2.In one of your posts, you refer to disagreements over economic policies as disagreements over “tactics.” This assumes that the goals for economic policy are agreed upon, but this is clearly not the case. Americans do not merely disagree over means, they disagree strongly over the ends of our government’s economic policy, which is a moral disagreement. Even if we did agree on the ends, we would have to agree, as you seem to do, that they are also multiple and potentially conflict with one another; we want to create jobs, help people get out of poverty, help people accumulate wealth, protect the environment, etc. We might come up with different ways to achieve these goals and different trade-offs among them, and that is tactical. But if a budget plan unduly neglects one of these goals, or proposes sacrifices in one area when needless expenses are being made in another, then that is in fact more than just a tactical question, but one of morality and justice. And that is precisely the sort of thing that is at stake today and which the bishops are trying to address; as we discussed here a few weeks ago, as part of the Ryan Plan the House Agriculture Committee plans to cut billions of dollars from food stamps without cutting a single dollar from agricultural subsidies, which primarily go to huge corporations. That is a moral issue. You write that we need proposals that make “economic sense” as if it was obvious what that means, but it is not. Yes, we must be able to afford everything we want, but fiscal sanity is a means to our ends, not an end in itself.

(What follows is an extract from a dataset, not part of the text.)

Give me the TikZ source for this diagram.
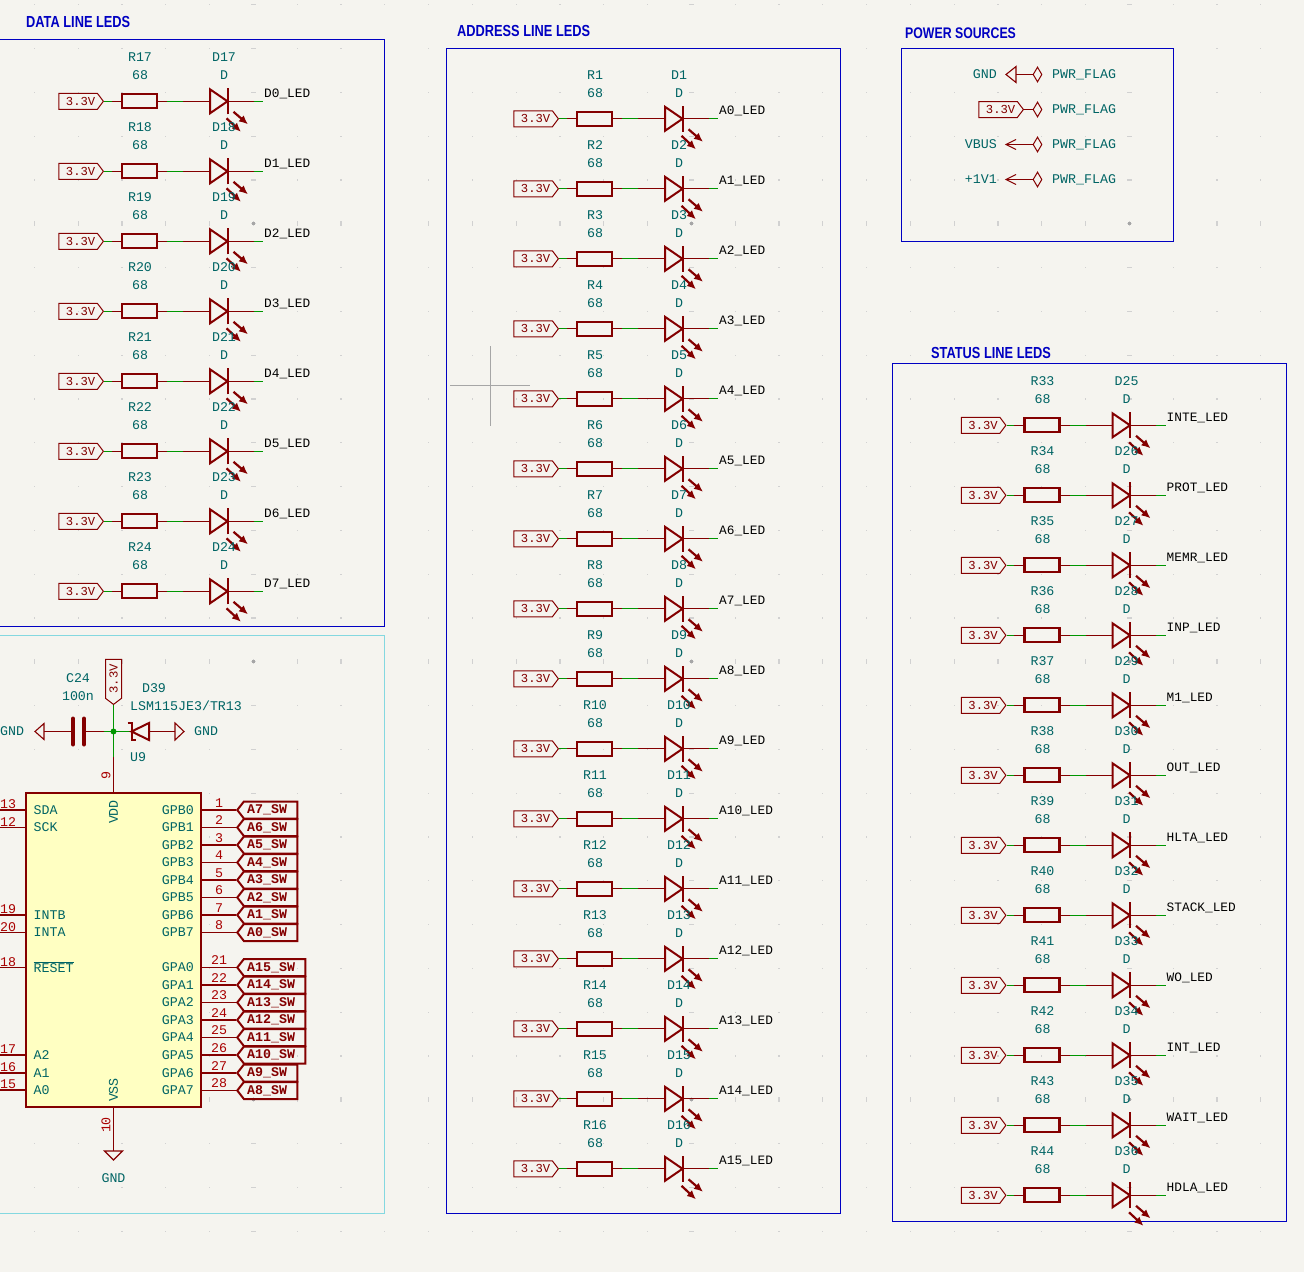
\documentclass[tikz,border=0pt]{standalone}
\usepackage{fontspec}
\setmainfont{Liberation Mono}
\newfontfamily\titlefont{Liberation Sans}
\usetikzlibrary{arrows.meta}
\usetikzlibrary{shapes.geometric}
\usetikzlibrary{shapes.symbols}
\usetikzlibrary{calc}

\definecolor{sheet}{HTML}{F5F4EF}
\definecolor{maroon}{HTML}{840000}
\definecolor{wiregreen}{HTML}{009600}
\definecolor{teal}{HTML}{006464}
\definecolor{pinred}{HTML}{A90000}
\definecolor{noteblue}{HTML}{0000C2}
\definecolor{notecyan}{HTML}{84D8E0}
\definecolor{chipfill}{HTML}{FFFFC2}

\newcommand{\schfont}{\fontsize{13.3}{14}\selectfont}
\newcommand{\sheettitle}[1]{\scalebox{1}[1.25]{#1}}

\tikzset{
    wire/.style={wiregreen,line width=1.2pt},
    pinline/.style={maroon,line width=1.1pt},
    txt/.style={inner sep=0pt,text=teal,font=\schfont},
    pinnum/.style={inner sep=0pt,text=pinred,font=\schfont},
    netname/.style={inner sep=0pt,anchor=west,text=black,font=\fontsize{12.8}{14}\selectfont},
    title/.style={inner sep=0pt,anchor=west,text=noteblue,font=\fontsize{12.8}{14}\selectfont\titlefont\bfseries},
    frame/.style={draw=noteblue,line width=1pt},
    powerflag/.style={draw=maroon,line width=1pt,signal,signal to=east,signal pointer angle=106,
        minimum height=16pt,minimum width=44.5pt,inner sep=0pt,text=maroon,font=\fontsize{12.2}{14}\selectfont},
    swflag/.style={draw=maroon,line width=2pt,signal,signal to=west,signal pointer angle=104,
        minimum height=17pt,inner sep=0pt,text=maroon,font=\schfont\bfseries},
    resbox/.style={draw=maroon,line width=2.2pt,minimum width=35pt,minimum height=14pt,inner sep=0pt},
    pwrflag/.style={draw=maroon,line width=1pt,diamond,minimum width=9pt,minimum height=15pt,inner sep=0pt},
    ledarrow/.style={maroon,line width=2.2pt,-{Latex[length=9pt,width=8pt]}},
}

% One LED line: id, x of the flag tip, y, R number, D number, net name
\newcommand{\ledrow}[6]{
    \node (flag#1) [powerflag,anchor=east] at (#2,#3) {\hspace{5pt}3.3V};
    \node (res#1) [resbox] at (#2+35.5,#3) {};
    \coordinate (an#1) at (#2+106,#3);
    \coordinate (ka#1) at (#2+123.5,#3);
    \coordinate (end#1) at (#2+159,#3);
    \draw [wire] (flag#1.east) -- (res#1.west);
    \draw [wire] (res#1.east) -- (an#1);
    \draw [wire] (ka#1) -- (end#1);
    \draw [pinline] (res#1.west) -- ++(-9,0);
    \draw [pinline] (res#1.east) -- ++(9,0);
    \draw [pinline] (an#1) -- ++(-27,0);
    \draw [pinline] (ka#1) -- ++(26,0);
    \draw [maroon,line width=2pt,line join=miter] (an#1) -- ++(0,-12) -- (ka#1) -- (an#1 |- 0,#3+12) -- cycle;
    \draw [maroon,line width=2pt] ([yshift=-13pt]ka#1) -- ([yshift=13pt]ka#1);
    \draw [ledarrow] ($(ka#1)+(6,10.5)$) -- ++(14.5,12.5);
    \draw [ledarrow] ($(ka#1)+(-1,17)$) -- ++(14.5,13.5);
    \node (rn#1) [txt] at (#2+36,#3-44) {R#4};
    \node (rv#1) [txt] at (#2+36,#3-26) {68};
    \node (dn#1) [txt] at (#2+120,#3-44) {D#5};
    \node (dv#1) [txt] at (#2+120,#3-26) {D};
    \node (net#1) [netname] at (#2+160,#3-7.5) {#6};
}

\begin{document}
\begin{tikzpicture}[x=1pt,y=-1pt]
    \useasboundingbox (0,0) rectangle (1304,1272);
    \fill [sheet] (0,0) rectangle (1304,1272);

    % Grid dots
    \foreach \c in {0,...,29}
        \foreach \r in {0,...,28}
            \fill [black!18] ({34.3+43.8*\c-.6},{4.7+43.8*\r-.6}) rectangle ++(1.2,1.2);
    \foreach \c in {5,15,25}
        \foreach \r in {0,...,28}
            \fill [black!18] ({34.3+43.8*\c-2.4},{4.7+43.8*\r-.6}) rectangle ++(4.8,1.2);
    \foreach \c in {0,...,29}
        \foreach \r in {5,15,25}
            \fill [black!18] ({34.3+43.8*\c-.6},{4.7+43.8*\r-2.4}) rectangle ++(1.2,4.8);
    \foreach \c in {5,15,25}
        \foreach \r in {5,15,25}
            \fill [black!35] ({34.3+43.8*\c-1.6},{4.7+43.8*\r-1.6}) rectangle ++(3.2,3.2);

    % Crosshair
    \draw [black!35,line width=.6pt] (450,385) -- (530,385);
    \draw [black!35,line width=.6pt] (490.5,346) -- (490.5,426);

    % Frames
    \draw [frame] (-5,39.5) rectangle (384.5,626.5);
    \draw [frame] (446.5,48.5) rectangle (840.5,1213.5);
    \draw [frame] (901.5,48.5) rectangle (1173.5,241);
    \draw [frame] (892.5,363.5) rectangle (1286.5,1221);
    \draw [draw=notecyan,line width=1pt] (-5,635.5) rectangle (384.5,1213.5);

    % Titles
    \node (tdata) [title] at (26,22) {\sheettitle{DATA LINE LEDS}};
    \node (taddr) [title] at (457,31) {\sheettitle{ADDRESS LINE LEDS}};
    \node (tpower) [title,font=\fontsize{12.3}{14}\selectfont\titlefont\bfseries] at (905,33) {\sheettitle{POWER SOURCES}};
    \node (tstat) [title] at (931,353) {\sheettitle{STATUS LINE LEDS}};

    % Data lines
    \foreach \i in {0,...,7}{
        \pgfmathtruncatemacro\num{17+\i}
        \pgfmathsetmacro\ypos{101.3+70*\i}
        \ledrow{d\i}{104}{\ypos}{\num}{\num}{D\i\_LED}
    }

    % Address lines
    \foreach \i in {0,...,15}{
        \pgfmathtruncatemacro\num{1+\i}
        \pgfmathsetmacro\ypos{118.8+70*\i}
        \ledrow{a\i}{559}{\ypos}{\num}{\num}{A\i\_LED}
    }

    % Status lines
    \foreach \net [count=\i from 0] in {INTE,PROT,MEMR,INP,M1,OUT,HLTA,STACK,WO,INT,WAIT,HDLA}{
        \pgfmathtruncatemacro\rnum{33+\i}
        \pgfmathtruncatemacro\dnum{25+\i}
        \pgfmathsetmacro\ypos{425.3+70*\i}
        \ledrow{s\i}{1006.5}{\ypos}{\rnum}{\dnum}{\net\_LED}
    }

    % Power sources
    \foreach \name/\ypos [count=\i] in {GND/74.5,3.3V/109.5,VBUS/144.5,+1V1/179.5}{
        \node (pf\i) [pwrflag] at (1037.5,\ypos) {};
        \node (pt\i) [txt,anchor=west] at (1052,\ypos) {PWR\_FLAG};
        \coordinate (ps\i) at (1006,\ypos);
    }
    \node (pn1) [txt,anchor=east] at (997,74.5) {GND};
    \node (pbox) [powerflag,anchor=east] at (1024,109.5) {\hspace{5pt}3.3V};
    \node (pn3) [txt,anchor=east] at (997,144.5) {VBUS};
    \node (pn4) [txt,anchor=east] at (997,179.5) {+1V1};
    \draw [pinline] (ps1) -- ++(10,-8) -- ++(0,16) -- cycle;
    \draw [pinline] ($(ps1)+(10,0)$) -- (pf1.west);
    \draw [pinline] (pbox.east) -- (pf2.west);
    \draw [pinline] (ps3) -- (pf3.west);
    \draw [pinline] ($(ps3)+(10,-5)$) -- (ps3) -- ++(10,5);
    \draw [pinline] (ps4) -- (pf4.west);
    \draw [pinline] ($(ps4)+(10,-5)$) -- (ps4) -- ++(10,5);

    % Expander
    \node (chip) [draw=maroon,fill=chipfill,line width=2pt,minimum width=175pt,minimum height=314pt,inner sep=0pt] at (113.5,950) {};
    \node (vdd) [txt,rotate=90] at (113.5,812) {VDD};
    \node (vss) [txt,rotate=90] at (113.5,1090) {VSS};

    \foreach \num/\ypos/\name in {13/810/SDA,12/827.5/SCK,19/915/INTB,20/932.5/INTA,18/967.5/$\overline{\hbox{RESET}}$,17/1055/A2,16/1073/A1,15/1090/A0}{
        \coordinate (lp\num) at (-2,\ypos);
        \draw [pinline] (lp\num) -- (lp\num -| chip.west);
        \node (ln\num) [pinnum,anchor=south west] at (0,\ypos-1) {\num};
        \node (lt\num) [txt,anchor=west] at (33.5,\ypos) {\name};
    }
    \foreach \num/\ypos/\name/\net/\wid in {1/810/GPB0/A7/60,2/827.5/GPB1/A6/60,3/845/GPB2/A5/60,4/862.5/GPB3/A4/60,5/880/GPB4/A3/60,6/897.5/GPB5/A2/60,7/915/GPB6/A1/60,8/932.5/GPB7/A0/60,21/967.5/GPA0/A15/68,22/985/GPA1/A14/68,23/1002.5/GPA2/A13/68,24/1020/GPA3/A12/68,25/1037.5/GPA4/A11/68,26/1055/GPA5/A10/68,27/1073/GPA6/A9/60,28/1090.5/GPA7/A8/60}{
        \node (sw\num) [swflag,minimum width=\wid pt,anchor=west] at (236,\ypos) {\raisebox{-1pt}{\net\_SW}\kern7pt};
        \draw [pinline] (sw\num.west -| chip.east) -- (sw\num.west);
        \node (rn\num) [pinnum] at (219,\ypos-7) {\num};
        \node (rt\num) [txt,anchor=east] at (194,\ypos) {\name};
    }

    % Expander supply
    \node (vflag) [powerflag,signal to=west,signal from=nowhere,minimum width=45pt,rotate=90,anchor=west] at (113.5,705) {3.3V};
    \coordinate (junc) at (113.5,731.5);
    \coordinate (capl) at (73,731.5);
    \coordinate (capr) at (84,731.5);
    \coordinate (gl) at (44,731.5);
    \coordinate (zk) at (131.5,731.5);
    \coordinate (za) at (149,731.5);
    \coordinate (gr) at (175,731.5);
    \draw [wire] (vflag.west) -- (junc);
    \draw [wire] (junc) -- (chip.north -| junc);
    \draw [pinline] (chip.north) -- ++(0,-35);
    \draw [wire] (capr) -- (junc);
    \draw [pinline] (capr) -- ++(20,0);
    \draw [pinline] (gl) -- (capl);
    \draw [maroon,line width=4pt,line cap=round] ($(capl)+(0,-13)$) -- ($(capl)+(0,13)$);
    \draw [maroon,line width=4pt,line cap=round] ($(capr)+(0,-13)$) -- ($(capr)+(0,13)$);
    \draw [pinline] (gl) -- ++(0,-8) -- ++(-9,8) -- ++(9,8) -- cycle;
    \draw [wire] (junc) -- (zk);
    \draw [pinline] (za) -- (gr);
    \draw [maroon,line width=2pt] (za) -- ++(0,-8.5) -- (zk) -- ++(17.5,8.5) -- cycle;
    \draw [maroon,line width=2pt] ($(zk)+(-4,-8.5)$) -- ++(4,0) -- ++(0,17) -- ++(4,0);
    \draw [pinline] (gr) -- ++(0,-8.5) -- ++(9,8.5) -- ++(-9,8.5) -- cycle;
    \fill [wiregreen] (junc) circle (3);
    \node (c24) [txt] at (78,678.5) {C24};
    \node (c24v) [txt] at (78,696.5) {100n};
    \node (gndl) [txt,anchor=west] at (0,731.5) {GND};
    \node (gndr) [txt,anchor=west] at (194,731.5) {GND};
    \node (d39) [txt] at (154,688) {D39};
    \node (d39v) [txt,anchor=west] at (130,705.5) {LSM115JE3/TR13};
    \node (u9) [txt] at (138,757.5) {U9};
    \node (pin9) [pinnum,rotate=90] at (106,775) {9};

    % Expander ground
    \coordinate (gb) at (113.5,1151);
    \draw [pinline] (chip.south) -- (gb);
    \draw [pinline] ($(gb)+(-9,0)$) -- ++(18,0) -- ++(-9,9) -- cycle;
    \node (gndb) [txt] at (113.5,1178) {GND};
    \node (pin10) [pinnum,rotate=90] at (106,1125) {10};
\end{tikzpicture}
\end{document}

3. I actually mostly agree with your original post, although for different reasons. For the past two generations, at least, the U.S. Catholic Church has put too much focus on being “publicly relevant,” meaning having influence on the state, at the expense of forming its own members in their faith. It has put the focus on legislating a just wage rather than on forming Catholic managers to be just managers, on immigration reform rather than promoting solidarity for immigrants, and so on. We can see the same thing with the upcoming Fortnight of Freedom. There is something a bit sad about the U.S. bishops putting up such a fight over the freedom to exercise a religious tenet that hardly any Catholics even follow anymore. My point is not that the bishops are wrong to fight, but that there is something misguided about seeing the state as a greater threat to the church than the church’s failure to live its own teachings. I do not think that the bishops are wrong for speaking out on issues of public policy, I just think they have things backwards, and that getting Catholics to actually believe and practice what our church teaches would have a lot more influence on public policy.